The essence of what I reported to my colleagues when we met last week is that more things are moving in the right direction than in the wrong direction. There are some green shoots beginning to emerge in a landscape still pocked-marked by brown spots. General economic conditions are improving slightly and are expected to continue doing so. The risk of a double dip in economic activity has lessened, as has the risk of deflation. Financial speculation and excess, however, is beginning to raise its hoary head. 

Fisher also notes that the Fed is positioning itself as the buyer of pretty much all government debt to be issued in the coming months, to its peril.

One cost is the risk of being perceived as embarking on the slippery slope of debt monetization. We know that once a central bank is perceived as targeting government debt yields at a time of persistent budget deficits, concern about debt monetization quickly arises. 

That brings him to a pair of contrasting cases.

I realized that two other central banks were engaging in quantitative easing—the Bank of Japan and, most notably, our friends at the Bank of England. But the Bank of England is offsetting an announced fiscal policy tightening that out-Thatchers Thatcher. This is not the case here. Here we suffer from fiscal incontinence and regulatory misfeasance. If this were to change, I might advocate for accommodation. But that is not yet happening. 

From my perspective, there are two ways your central bank can approach them: the way it is being done by the Bank of England, which appears to me to be seeking to cushion the adjustment to a policy of fiscal abstinence by a new government after a prolonged period of fiscal debauchery; or to provide the space necessary for our newly elected Congress to work with the president to find a way to restore fiscal sobriety without choking off economic recovery.

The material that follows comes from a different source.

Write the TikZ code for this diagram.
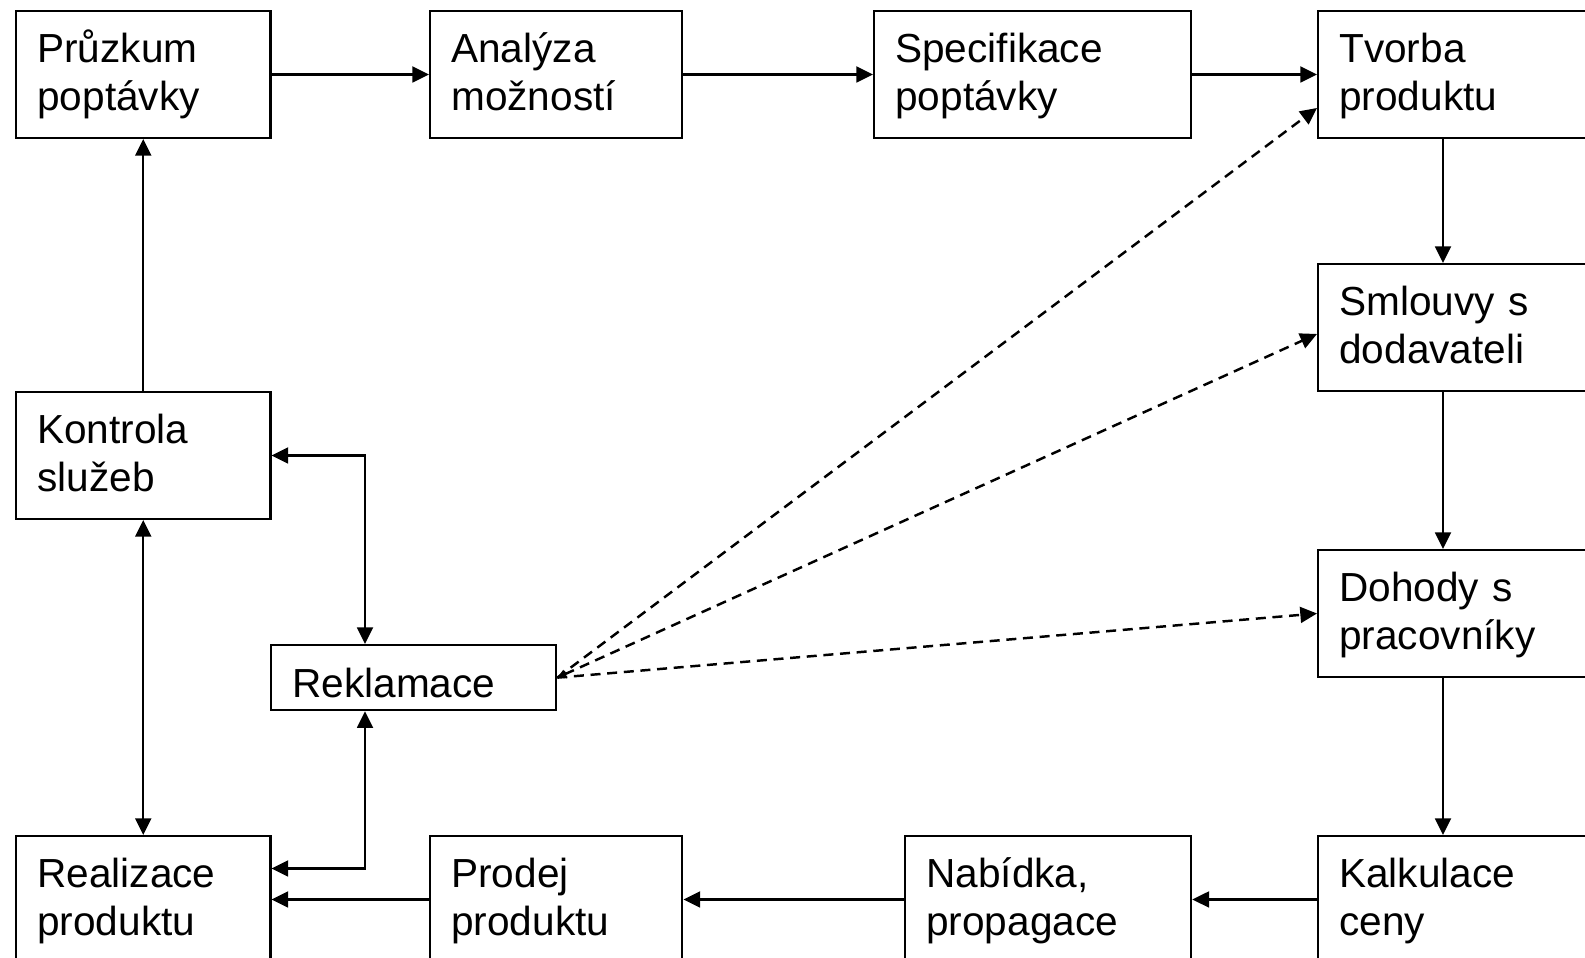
\documentclass[tikz,border=0pt]{standalone}
\usepackage{fontspec}
\setmainfont{Liberation Sans}
\usetikzlibrary{arrows.meta,calc}

\begin{document}
\begin{tikzpicture}[x=0.02cm, y=-0.02cm, >={Triangle[length=9.5pt,width=9pt]}]
		\tikzstyle {box} = [draw, line width=1.4pt, anchor=north west, align=left, inner xsep=12pt, inner ysep=0pt, minimum height=72pt, text height=18.7pt, text depth=32.9pt, font=\fontsize{23.1}{27.7}\selectfont]
		\tikzstyle {short box} = [box, minimum height=36.9pt, text height=22.1pt, text depth=0pt]
		\tikzstyle {flow} = [line width=1.4pt, ->]
		\tikzstyle {both} = [line width=1.4pt, <->]
		\tikzstyle {link} = [flow, dash pattern=on 5.7pt off 3.8pt]

		\useasboundingbox (0,0) rectangle (1585,957);
		\clip (0,0) rectangle (1585,957);

		\node[box, text width=120.6pt] (prz) at (15,10) {Průzkum\\poptávky};
		\node[box, text width=119.4pt] (anl) at (429,10) {Analýza\\možností};
		\node[box, text width=156.3pt] (spe) at (873,10) {Specifikace\\poptávky};
		\node[box, text width=146.1pt] (tvo) at (1317,10) {Tvorba\\produktu};

		\node[box, text width=146.1pt] (sml) at (1317,263) {Smlouvy s\\dodavateli};
		\node[box, text width=146.1pt] (dho) at (1317,549) {Dohody s\\pracovníky};

		\node[box, text width=146.1pt] (kal) at (1317,835) {Kalkulace\\ceny};
		\node[box, text width=138.7pt] (nab) at (904,835) {Nabídka,\\propagace};
		\node[box, text width=119.4pt] (pro) at (429,835) {Prodej\\produktu};
		\node[box, text width=120.6pt] (rea) at (15,835) {Realizace\\produktu};

		\node[box, text width=120.6pt] (kon) at (15,391) {Kontrola\\služeb};
		\node[short box, text width=138.1pt] (rek) at (270,644) {Reklamace};

		\coordinate (col) at (1443,0);
		\coordinate (rx) at (365,0);

		\draw[flow] (prz.east) -- (anl.west);
		\draw[flow] (anl.east) -- (spe.west);
		\draw[flow] (spe.east) -- (tvo.west);

		\draw[flow] (tvo.south -| col) -- (sml.north -| col);
		\draw[flow] (sml.south -| col) -- (dho.north -| col);
		\draw[flow] (dho.south -| col) -- (kal.north -| col);

		\draw[flow] (kal.west) -- (nab.east);
		\draw[flow] (nab.west) -- (pro.east);
		\draw[flow] (pro.west) -- (rea.east);

		\draw[flow] (kon.north) -- (prz.south);
		\draw[both] (kon.south) -- (rea.north);
		\draw[both] (kon.east) -| (rek.north -| rx);
		\draw[both] (rek.south -| rx) |- ($(rea.east)+(0,-31)$);

		\draw[link] (rek.east) -- ($(tvo.west)+(0,33.5)$);
		\draw[link, {Triangle[length=5pt,width=5pt]}->] (rek.east) -- ($(sml.west)+(0,6.5)$);
		\draw[link] (rek.east) -- (dho.west);
\end{tikzpicture}
\end{document}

Sobriety, debauchery, incontinence: so many metaphors. And yet in the end, it comes down to what our elected leaders are and are not willing to do, Fisher notes, very much in concert with recent comments on behalf of Fed chief Ben Bernanke.

Here is the message: The Fed is going out of its way to be a good citizen. It is time for the Congress to do the same.

True enough, but don’t go holding your breath on that one.